None of those pieces is impossible alone. The difficulty is keeping them aligned. A registry gateway with stale docs is a puzzle box with ports. A policy engine with unclear override behaviour is decorative security. A CLI that cannot explain its decisions is just another command that fails with an attitude.

Codex was useful because it could hold more of that coordination work at once.

The human job did not disappear

The human job moved up a level.

I still had to decide what counted as the product, what belonged in the first public version, what was too grand for alpha, and where the security posture needed to be boring rather than clever. I also had to review the result like someone who might have to maintain it later, because future me is not an abstract stakeholder. Future me has a calendar and a temper.

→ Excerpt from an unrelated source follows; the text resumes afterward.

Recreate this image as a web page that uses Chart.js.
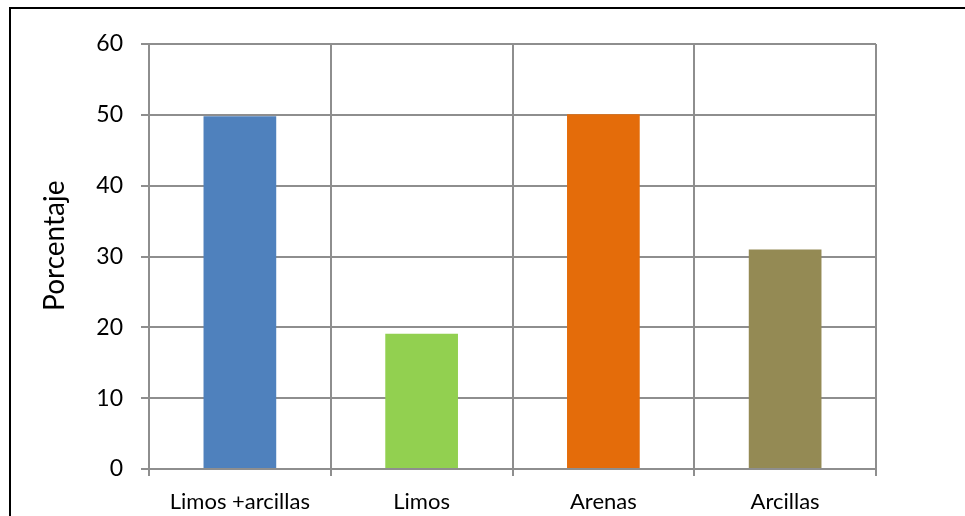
<!DOCTYPE html>
<html>
<head>
<meta charset="utf-8">
<script src="https://cdn.jsdelivr.net/npm/chart.js@4"></script>
<style>
  html,body{margin:0;padding:0;background:#fff}
  #wrap{position:relative;width:965px;height:516px;overflow:hidden}
  #frame{position:absolute;left:9px;top:7px;width:1000px;height:600px;border-left:2px solid #000;border-top:2px solid #000;pointer-events:none}
</style>
</head>
<body>
<div id="wrap">
  <canvas id="c" width="965" height="516"></canvas>
  <div id="frame"></div>
</div>
<script>
  // data
  const categories = ['Limos +arcillas', 'Limos', 'Arenas', 'Arcillas'];
  const porcentaje = [49.8, 19.1, 50.1, 31];
  const barColors = ['#4F81BD', '#92D050', '#E46C0A', '#948A54'];
  const yTitle = 'Porcentaje';
  const yMin = 0, yMax = 60, yStep = 10;

  const GRID = '#8e8e8e';
  const FONT = 'Lato, "Liberation Sans", sans-serif';

  new Chart(document.getElementById('c'), {
    type: 'bar',
    data: {
      labels: categories,
      datasets: [{ data: porcentaje, backgroundColor: barColors, borderWidth: 0,
                   categoryPercentage: 1, barPercentage: 0.4 }]
    },
    options: {
      responsive: false, animation: false,
      layout: { padding: { left: 0, top: 44, right: 89, bottom: 0 } },
      plugins: { legend: { display: false }, tooltip: { enabled: false } },
      scales: {
        x: {
          grid: { color: GRID, lineWidth: 2, tickLength: 7, offset: true },
          border: { color: GRID, width: 2 },
          ticks: { color: '#000', padding: 13, maxRotation: 0, font: { family: FONT, size: 22 } },
          afterFit: s => { s.height = 47; }
        },
        y: {
          min: yMin, max: yMax,
          grid: { color: GRID, lineWidth: 2, tickLength: 8 },
          border: { color: GRID, width: 2 },
          ticks: { stepSize: yStep, color: '#000', padding: 18, font: { family: FONT, size: 23 } },
          // leading spaces nudge the rotated title up, as in the original
          title: { display: true, text: '   ' + yTitle, color: '#000', padding: { top: 38, bottom: 0 },
                   font: { family: FONT, size: 28 } },
          afterFit: s => { s.width = 149; }
        }
      }
    }
  });
</script>
</body>
</html>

The biggest judgement calls were about authority.

LLM review is useful as structured reviewer context. It can summarize suspicious patterns, flag interesting changes, and help a human focus. It should not be the thing that allows a package through the gate. Deterministic policy owns that decision. That boundary is not anti-AI. It is basic systems hygiene.

The same applied to the open-source posture. The project needed to be public enough to inspect, run, and critique, but honest about being rough alpha software. Security tooling that oversells itself is how teams end up trusting the brochure instead of the behaviour.

What exists now

The current public version includes the main project shape:

a registry gateway for npm-compatible install traffic
policy decisions before tarball access
metadata and tarball proxying
cached analysis keyed around package identity
worker-based static analysis
CLI commands for explain, scan, warm, queues, reports, overrides, and policy tests
admin review surfaces
Docker Compose local infrastructure
SST deployment scaffolding
a Node 22 devcontainer base image with safe and observed install modes
public docs at anvil-registry.vercel.app

It is not the final form. Good. Final forms are suspicious this early.

The useful version of open source is not "look, a repo". It is a working invitation: inspect the architecture, run the quickstart, disagree with the policy defaults, test the install path, and point at the parts that are still too trusting.

What I learned

Codex is strongest when it is not asked to improvise the product.

Writing the spec in plan mode first changed the whole build. It made the agent more useful because the work had edges. /goal on high then turned the build into an extended delivery loop rather than a series of disconnected prompts.

That is the pattern I trust more now:

make the product boundary explicit
write down the boring constraints
let Codex inspect before editing
keep changes tied to a goal
run the checks
update the docs while the code is still warm
review the output with human judgement, because syntax is not strategy and confidence is not correctness

Anvil Registry exists because dependency installs are too important to leave entirely to vibes.

Codex helped build it because the work was specified, constrained, checked, and reviewed. That is the version of AI-assisted development I can get behind: not magic, not replacement, just a very capable collaborator doing useful work inside a well-defined box.